Um homem em chamas e o vislumbre de um novo 'autor'

Hugo Gomes, 02.09.24

Best-Denzel-Washington-Movies-—-Man-On-Fire-scal

A man can be an artist... in anything, food, whatever. It depends on how good he is at it. Creasey's art is death. He's about to paint his masterpiece.”

Foi o “caçula” da família Scott! Tony foi visto diversas vezes como somente o irmão mais novo, frente a um Ridley, versátil, talvez mais "salta-pocinhas" que outra coisa. Porém, e não estando mais entre nós, possivelmente olhamos para Tony Scott, não mais como somente o mais novo, e sim como o “autor” frente a um congénere perdido pelo que lhe é mais rentável. Com isso, nota-se, principalmente nos seus últimos filmes, um delírio intenso e continuado na sua estética, visualmente carregada e atirada aos confins do territórios hoje inteirados no videoclipe, arte essa que parece ter morrido com estes tempos de lufa-lufa e do império streaming

Para além disso, a sua restrição ao género de ação o tornou também mais emancipado e convicto nessas mesmas margens, isto, obviamente “desculpando-o” dos Ovnis de carreira que apresentou nos seus “verdes anos” (com “The Hunger” à cabeça). A cisão do velho Tony com o realizador entregue ao visual maneirístico tem um filme-marca: “Man on Fire” (um remake de um homônima obra de 1987, dirigido por Élie Chouraqui e com Scott Glenn como ‘anjo justiceiro’), atualmente (re)visto com um certo culto, nem que seja nesse revisionismo autoral. 

Ambientado na caótica Cidade do México, somos apresentados a Denzel Washington - Creasy - um ex-militar de passado sombrio, ferido e com quedas ao alcoolismo, que aceita trabalho enquanto guarda-costas da filha de uma família abastada, como sinal de um necessário recomeço.
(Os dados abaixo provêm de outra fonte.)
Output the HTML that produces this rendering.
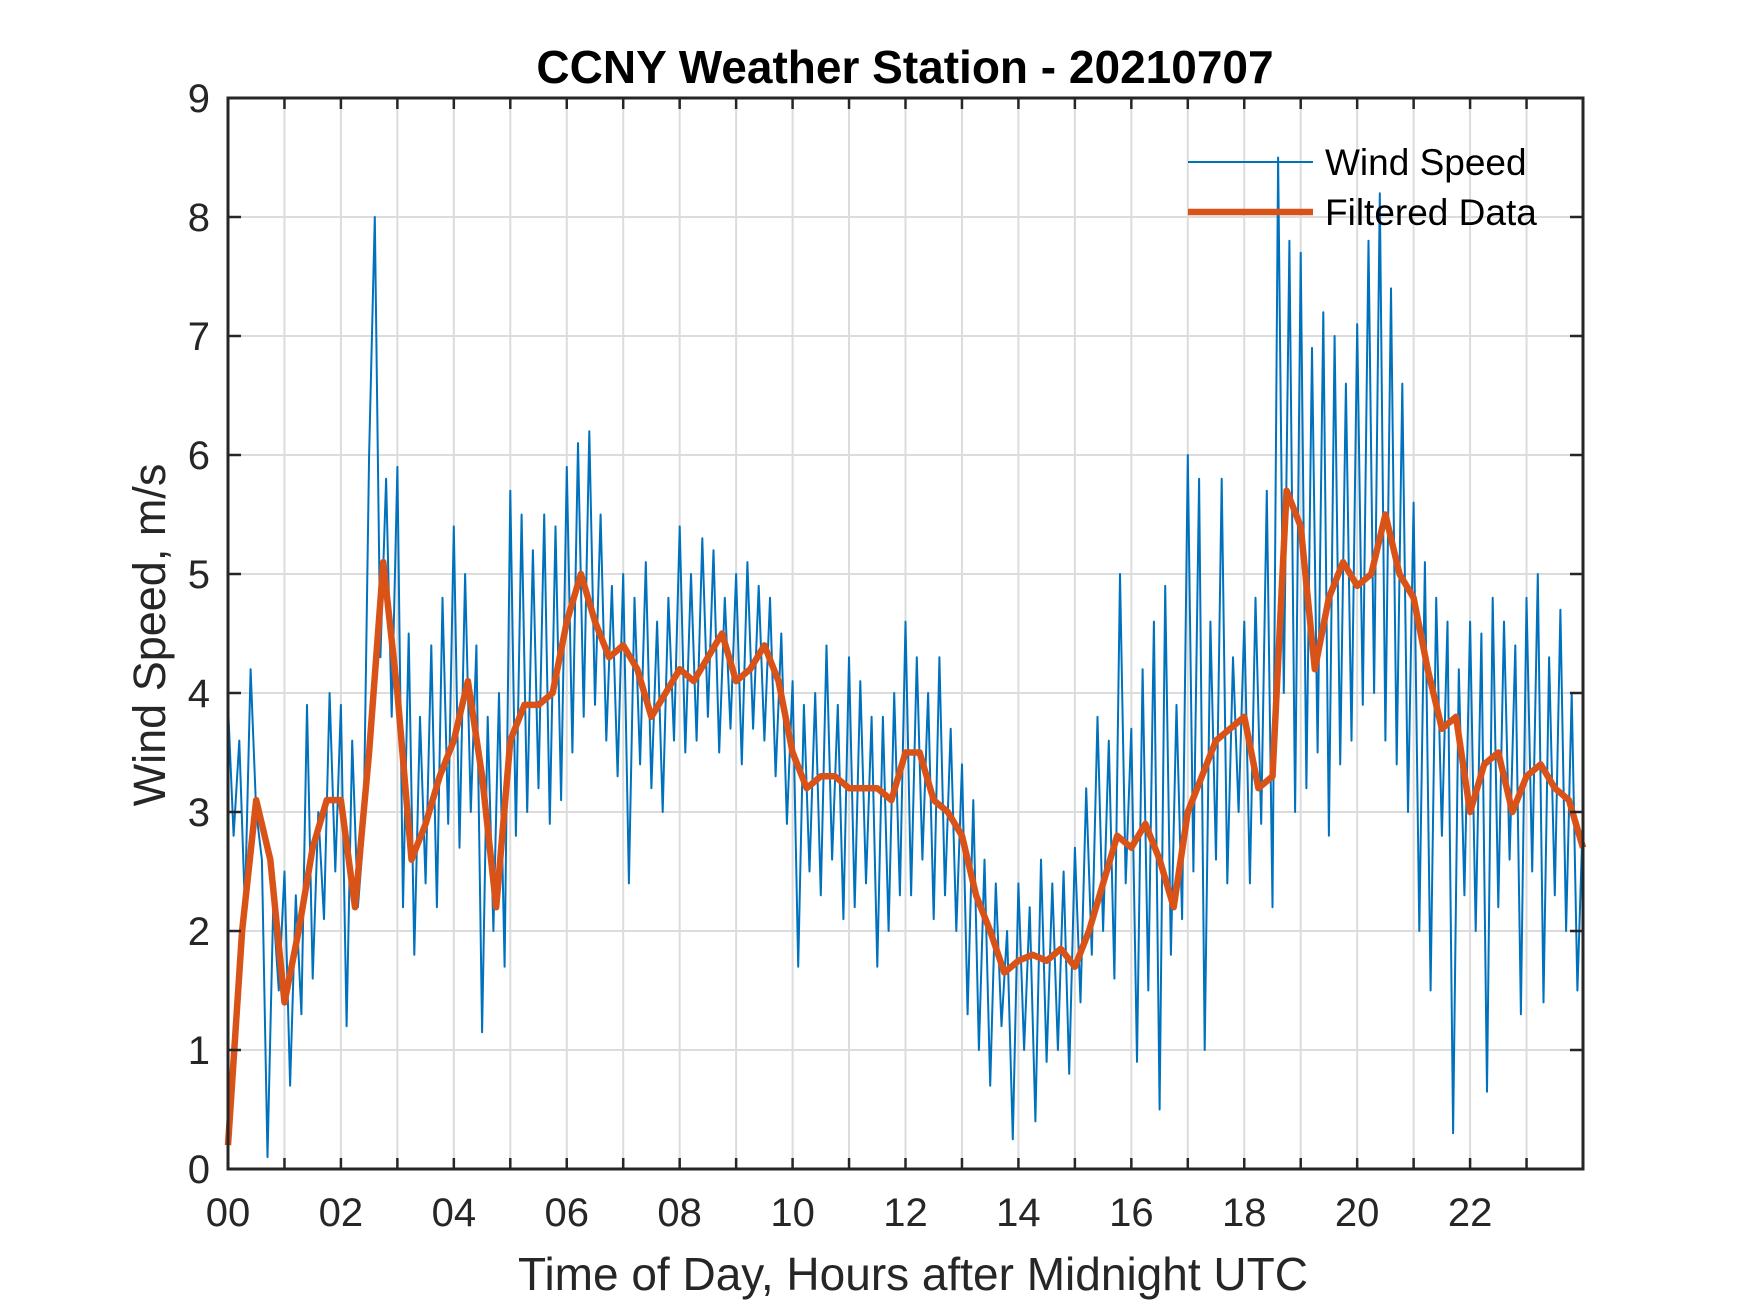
<!DOCTYPE html>
<html><head><meta charset="utf-8"><style>
html,body{margin:0;padding:0;background:#fff;}
svg{display:block;font-family:"Liberation Sans",Arial,sans-serif;}
</style></head><body>
<svg id="chart" width="1750" height="1313" viewBox="0 0 1750 1313">
<rect width="1750" height="1313" fill="#fff"/>
<g id="grid"></g>
<g id="series"></g>
<g id="axes"></g>
<text x="905" y="83" text-anchor="middle" font-size="46" font-weight="bold" fill="#000">CCNY Weather Station - 20210707</text>
<text x="913" y="1290" text-anchor="middle" font-size="46" fill="#262626">Time of Day, Hours after Midnight UTC</text>
<text transform="translate(165,635) rotate(-90)" text-anchor="middle" font-size="45" fill="#262626">Wind Speed, m/s</text>
<g>
<line x1="1188" y1="162" x2="1313" y2="162" stroke="#0072BD" stroke-width="2"/>
<text x="1325" y="175" font-size="37" fill="#000">Wind Speed</text>
<line x1="1188" y1="212" x2="1313" y2="212" stroke="#D95319" stroke-width="6.5"/>
<text x="1325" y="225" font-size="37" fill="#000">Filtered Data</text>
</g>
</svg>
<script>
const xTicks = [0,2,4,6,8,10,12,14,16,18,20,22];
const xTickLabels = ["00","02","04","06","08","10","12","14","16","18","20","22"];
const yTicks = [0,1,2,3,4,5,6,7,8,9];
const windStep = 0.1;
const windSpeed = [
3.9,2.8,3.6,2.2,4.2,3.0,2.6,0.1,2.2,1.5,
2.5,0.7,2.3,1.3,3.9,1.6,3.0,2.1,4.0,2.5,
3.9,1.2,3.6,2.2,2.8,6.0,8.0,4.3,5.8,3.8,
5.9,2.2,4.5,1.8,3.8,2.4,4.4,2.2,4.8,2.9,
5.4,2.7,5.0,3.0,4.4,1.15,3.8,2.0,4.0,1.7,
5.7,2.8,5.5,3.0,5.2,3.2,5.5,2.9,5.4,3.1,
5.9,3.5,6.1,3.8,6.2,3.9,5.5,3.6,4.9,3.3,
5.0,2.4,4.8,3.4,5.1,3.2,4.6,3.0,4.8,3.6,
5.4,3.5,5.0,3.6,5.3,3.8,5.2,3.5,4.8,3.7,
5.0,3.4,5.1,3.7,4.9,3.6,4.8,3.3,4.5,2.9,
4.1,1.7,3.9,2.5,4.0,2.3,4.4,2.6,3.9,2.1,
4.3,2.2,4.1,2.4,3.8,1.7,3.8,2.0,4.0,2.3,
4.6,2.3,4.3,2.6,4.0,2.1,4.3,2.3,3.7,2.0,
3.4,1.3,3.1,1.0,2.6,0.7,2.4,1.2,2.0,0.25,
2.4,1.0,2.2,0.4,2.6,0.9,2.4,1.0,2.5,0.8,
2.7,1.4,3.2,1.8,3.8,2.0,3.6,1.6,5.0,2.4,
3.7,0.9,4.2,1.5,4.6,0.5,4.9,1.8,3.9,2.1,
6.0,2.5,5.8,1.0,4.6,2.6,5.8,2.4,4.3,3.0,
4.6,2.4,4.8,2.9,5.7,2.2,8.5,4.0,7.8,3.0,
7.7,3.2,6.9,3.5,7.2,2.8,7.0,3.4,6.6,3.6,
7.1,3.9,7.8,4.0,8.2,3.6,7.4,3.4,6.6,3.0,
5.6,2.0,5.1,1.5,4.8,2.8,4.6,0.3,4.2,2.3,
4.6,2.0,4.5,0.65,4.8,2.2,4.6,2.6,4.4,1.3,
4.8,2.5,5.0,1.4,4.3,2.3,4.7,2.0,4.0,1.5,
3.0];
const filteredStep = 0.25;
const filtered = [
0.2,2.0,3.1,2.6,1.4,2.0,2.7,3.1,3.1,2.2,3.5,5.1,4.0,2.6,2.9,3.3,
3.6,4.1,3.3,2.2,3.6,3.9,3.9,4.0,4.6,5.0,4.6,4.3,4.4,4.2,3.8,4.0,
4.2,4.1,4.3,4.5,4.1,4.2,4.4,4.1,3.5,3.2,3.3,3.3,3.2,3.2,3.2,3.1,
3.5,3.5,3.1,3.0,2.8,2.3,2.0,1.65,1.75,1.8,1.75,1.85,1.7,2.0,2.4,2.8,
2.7,2.9,2.6,2.2,3.0,3.3,3.6,3.7,3.8,3.2,3.3,5.7,5.4,4.2,4.8,5.1,
4.9,5.0,5.5,5.0,4.8,4.2,3.7,3.8,3.0,3.4,3.5,3.0,3.3,3.4,3.2,3.1,2.7];

const X0=228, X1=1583, Y0=1169, Y1=98;
function xScale(h){return X0+(X1-X0)*h/24;}
function yScale(v){return Y0-(Y0-Y1)*v/9;}
const NS="http://www.w3.org/2000/svg";
function mk(tag,parent){const e=document.createElementNS(NS,tag);parent.appendChild(e);return e;}
const grid=document.getElementById('grid'), axes=document.getElementById('axes'), series=document.getElementById('series');

for(let h=1;h<24;h++){
  const l=mk('line',grid);
  
  
  l.setAttribute('x1',xScale(h));l.setAttribute('x2',xScale(h));
  l.setAttribute('y1',Y1);l.setAttribute('y2',Y0);
  l.setAttribute('stroke','#dcdcdc');l.setAttribute('stroke-width','2');
  [[Y0,Y0-11],[Y1,Y1+11]].forEach(p=>{
    const t=mk('line',axes);
    
    
    t.setAttribute('x1',xScale(h));t.setAttribute('x2',xScale(h));
    t.setAttribute('y1',p[0]);t.setAttribute('y2',p[1]);
    t.setAttribute('stroke','#262626');t.setAttribute('stroke-width','2.5');
  });
}
xTicks.forEach((h,i)=>{
  const t=mk('text',axes);
  
  
  t.setAttribute('x',xScale(h));t.setAttribute('y',1226);
  t.setAttribute('text-anchor','middle');t.setAttribute('font-size','40');t.setAttribute('fill','#262626');
  t.textContent=xTickLabels[i];
});
yTicks.forEach(v=>{
  if(v>0&&v<9){
    const l=mk('line',grid);
    
    
    l.setAttribute('x1',X0);l.setAttribute('x2',X1);
    l.setAttribute('y1',yScale(v));l.setAttribute('y2',yScale(v));
    l.setAttribute('stroke','#dcdcdc');l.setAttribute('stroke-width','2');
    [[X0,X0+13],[X1,X1-13]].forEach(p=>{
      const t=mk('line',axes);
      
      
      t.setAttribute('x1',p[0]);t.setAttribute('x2',p[1]);
      t.setAttribute('y1',yScale(v));t.setAttribute('y2',yScale(v));
      t.setAttribute('stroke','#262626');t.setAttribute('stroke-width','2.5');
    });
  }
  const t=mk('text',axes);
  
  
  t.setAttribute('x',210);t.setAttribute('y',yScale(v)+14);
  t.setAttribute('text-anchor','end');t.setAttribute('font-size','40');t.setAttribute('fill','#262626');
  t.textContent=String(v);
});
const box=mk('rect',axes);


box.setAttribute('x',X0);box.setAttribute('y',Y1);box.setAttribute('width',X1-X0);box.setAttribute('height',Y0-Y1);
box.setAttribute('fill','none');box.setAttribute('stroke','#262626');box.setAttribute('stroke-width','3');

const wp=mk('path',series);


wp.setAttribute('d',windSpeed.map((v,i)=>(i?'L':'M')+xScale(Math.min(24,i*windStep)).toFixed(1)+' '+yScale(v).toFixed(1)).join(''));
wp.setAttribute('fill','none');wp.setAttribute('stroke','#0072BD');wp.setAttribute('stroke-width','2');wp.setAttribute('stroke-linejoin','round');

const fp=mk('path',series);


fp.setAttribute('d',filtered.map((v,i)=>(i?'L':'M')+xScale(Math.min(24,i*filteredStep)).toFixed(1)+' '+yScale(v).toFixed(1)).join(''));
fp.setAttribute('fill','none');fp.setAttribute('stroke','#D95319');fp.setAttribute('stroke-width','6.5');fp.setAttribute('stroke-linejoin','round');
</script>
</body></html>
Desde o primeiro momento, a menina doce, Pita Ramos (uma Dakota Fanning ainda brilhando como “prodigiosa pirralha”), desperta-lhe uma centelha humanista. Ambos criam uma forte ligação afetuosa, desafiada no momento em que a criança é sequestrada. A partir daí, Creasy embarca então numa vingança brutal, enfrentando policias corruptos a todo um submundo criminoso, um típico e estereótipo México na lente de Hollywood. 
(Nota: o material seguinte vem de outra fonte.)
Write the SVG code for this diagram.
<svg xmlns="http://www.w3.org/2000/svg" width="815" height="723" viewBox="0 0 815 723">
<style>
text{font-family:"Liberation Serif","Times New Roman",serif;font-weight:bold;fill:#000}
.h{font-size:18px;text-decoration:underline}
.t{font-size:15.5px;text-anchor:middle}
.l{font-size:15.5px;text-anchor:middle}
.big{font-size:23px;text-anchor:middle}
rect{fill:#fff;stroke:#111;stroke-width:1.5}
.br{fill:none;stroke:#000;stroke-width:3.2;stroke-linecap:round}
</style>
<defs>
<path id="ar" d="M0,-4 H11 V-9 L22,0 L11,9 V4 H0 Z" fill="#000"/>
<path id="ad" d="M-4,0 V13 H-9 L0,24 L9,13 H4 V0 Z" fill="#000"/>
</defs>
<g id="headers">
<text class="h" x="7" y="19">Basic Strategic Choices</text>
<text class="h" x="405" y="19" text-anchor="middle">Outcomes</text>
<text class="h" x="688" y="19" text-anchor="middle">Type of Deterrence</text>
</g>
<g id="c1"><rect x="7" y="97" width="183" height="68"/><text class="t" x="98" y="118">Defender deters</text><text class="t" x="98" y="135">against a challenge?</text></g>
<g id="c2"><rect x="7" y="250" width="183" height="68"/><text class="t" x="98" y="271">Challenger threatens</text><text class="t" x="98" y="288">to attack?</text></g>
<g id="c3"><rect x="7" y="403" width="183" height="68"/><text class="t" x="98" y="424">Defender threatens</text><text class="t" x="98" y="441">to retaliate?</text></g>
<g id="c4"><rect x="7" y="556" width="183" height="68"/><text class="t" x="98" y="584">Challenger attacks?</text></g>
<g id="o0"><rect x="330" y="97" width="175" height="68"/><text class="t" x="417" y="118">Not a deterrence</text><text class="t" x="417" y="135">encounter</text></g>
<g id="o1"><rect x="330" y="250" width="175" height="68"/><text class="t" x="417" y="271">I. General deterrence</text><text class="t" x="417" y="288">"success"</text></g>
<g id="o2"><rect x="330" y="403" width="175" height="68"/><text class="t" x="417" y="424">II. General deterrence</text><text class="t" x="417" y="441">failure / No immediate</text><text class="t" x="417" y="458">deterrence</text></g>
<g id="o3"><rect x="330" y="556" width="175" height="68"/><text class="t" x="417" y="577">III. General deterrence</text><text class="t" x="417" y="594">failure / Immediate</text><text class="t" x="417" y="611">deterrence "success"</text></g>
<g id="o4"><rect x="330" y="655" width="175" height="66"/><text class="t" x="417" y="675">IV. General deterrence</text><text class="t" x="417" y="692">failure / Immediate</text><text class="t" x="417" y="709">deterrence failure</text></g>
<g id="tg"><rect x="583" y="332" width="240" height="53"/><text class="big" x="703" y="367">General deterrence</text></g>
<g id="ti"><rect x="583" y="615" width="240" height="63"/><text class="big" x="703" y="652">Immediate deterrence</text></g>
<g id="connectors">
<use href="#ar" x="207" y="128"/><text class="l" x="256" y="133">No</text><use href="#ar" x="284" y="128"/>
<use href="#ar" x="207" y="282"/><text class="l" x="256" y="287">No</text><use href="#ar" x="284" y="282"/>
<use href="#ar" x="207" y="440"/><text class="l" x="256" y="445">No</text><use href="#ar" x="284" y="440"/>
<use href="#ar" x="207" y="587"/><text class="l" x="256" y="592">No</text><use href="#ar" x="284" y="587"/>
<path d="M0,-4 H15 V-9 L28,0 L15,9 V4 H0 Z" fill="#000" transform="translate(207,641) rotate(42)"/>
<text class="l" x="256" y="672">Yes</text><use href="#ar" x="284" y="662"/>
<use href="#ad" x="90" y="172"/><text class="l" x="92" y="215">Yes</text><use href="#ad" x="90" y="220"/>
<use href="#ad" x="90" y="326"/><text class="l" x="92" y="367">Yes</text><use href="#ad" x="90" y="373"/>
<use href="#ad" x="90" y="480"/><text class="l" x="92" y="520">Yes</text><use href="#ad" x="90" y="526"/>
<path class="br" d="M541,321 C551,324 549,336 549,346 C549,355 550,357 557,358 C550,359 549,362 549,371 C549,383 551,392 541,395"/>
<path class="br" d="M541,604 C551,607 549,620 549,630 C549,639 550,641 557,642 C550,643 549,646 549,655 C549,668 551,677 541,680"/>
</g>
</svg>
Portanto, em matéria de argumento não há muito para oferecer para além do conceito vingança e de redenção que este Washington, feroz e igualmente cansado incute, e é nele que pressente uma entrega como nenhuma outra para o papel. O restante, por via de uma irrequietação, não apenas visual, como também sonora (com quedas ao exótico), o filme responde aos estímulos do espectador por vias de ocasionais freeze-frame, slow-motions, lens flares, incandescências e outras ginásticas imagéticas, tendendo a refazer tudo o que havia tocado anteriormente. É difícil não olhar-lhe como um filme-cobaia, em tremenda experimentação, com Tony a redescobrir-se em cada cena, e é com essa ciência prática que o levará a outras frontes, seja no exagero de “Domino”, lançado no ano seguinte, ou na normalização e consistência, sempre de mãos dadas com o seu “musos” Denzel (colaboração resgatada das profundezas de “Crimson Tide”, em 1995, a redescobrir) em “Déjà Vu” (2006), a refilmagem “The Taking of Pelham 1 2 3” (2009) e o seu derradeiro “Unstoppable” (2010).
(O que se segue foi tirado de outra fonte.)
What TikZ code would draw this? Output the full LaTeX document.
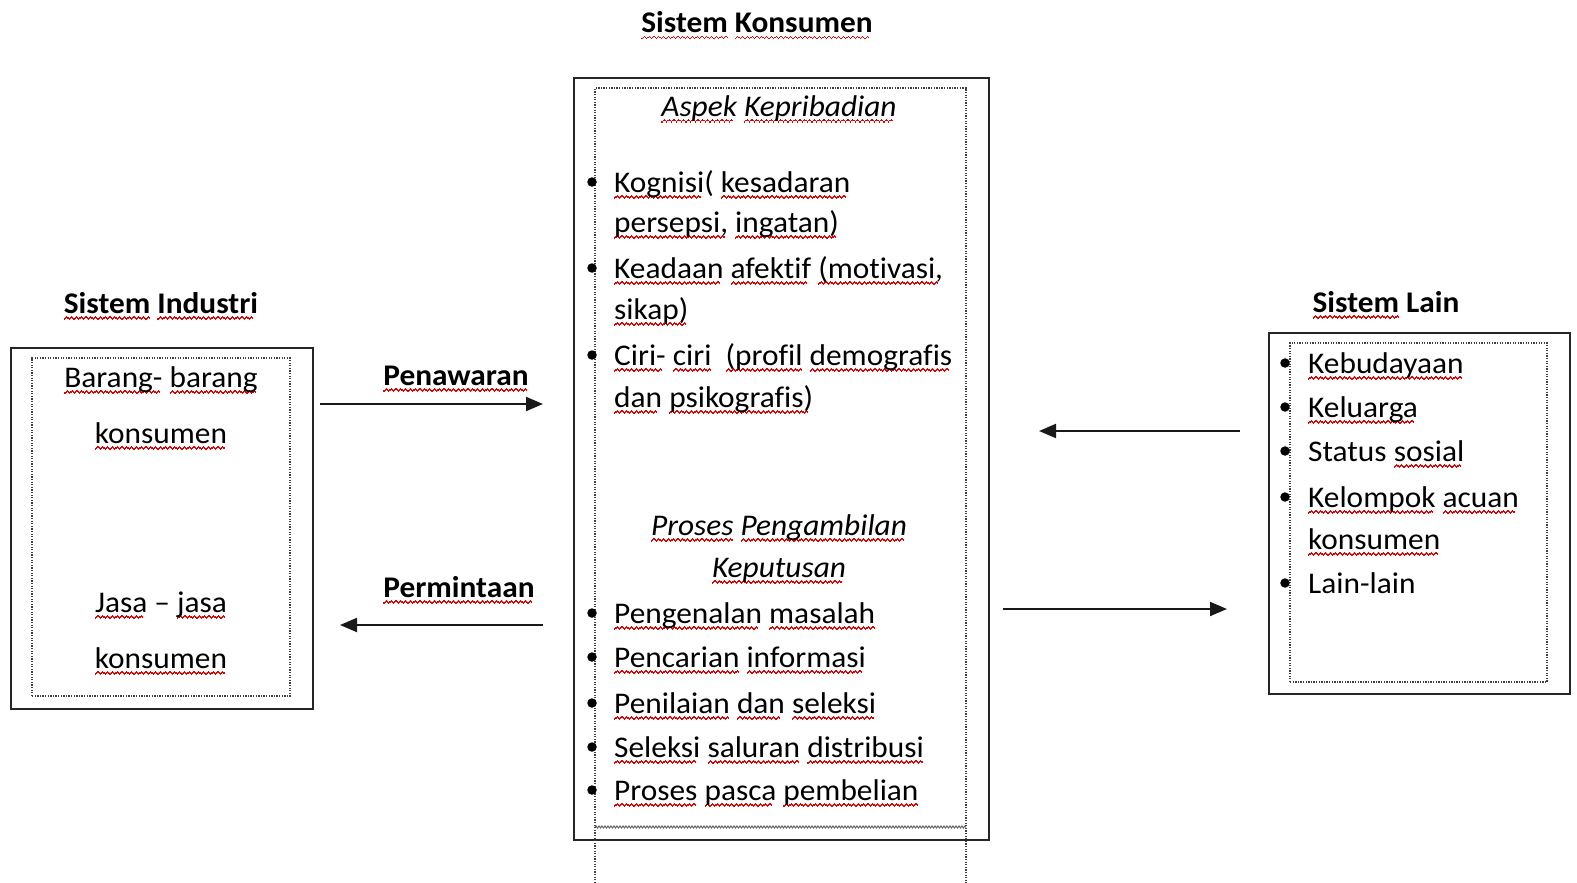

Quanto a “Man on Fire”, contemplando-o em retrospectiva, é uma revelação de cineasta, e talvez seja por isso que não tenha consagrado consensos, nem impor um amor que hoje parece germinar como cogumelos, na altura da sua estreia [2004]. Sendo simplista e pragmático, a verdade é que o filme adquire uma força detida numa certa e estranha sobrenaturalidade quanto ao seu final: com Creasy enquanto cavaleiro andante derrotado, para incognito destino seguir, tendo como companhia a hiperatividade na banda-sonora que nunca em momento algum sai enfraquecida. É o preciso sacrifício, a troca do novo pelo velho, Pita em liberdade, o ‘reformado’ rumo ao seu calvário como pecador prestes a submeter à sua penitência. É neste mesmo desfecho que o nosso “heroi” atira “a toalha ao chão”, e através da sua caminhada “dead man”, um autor ressurge, Tony Scott, o anterior irmãozinho, a reafirmar-se naquilo que Ridley nunca será.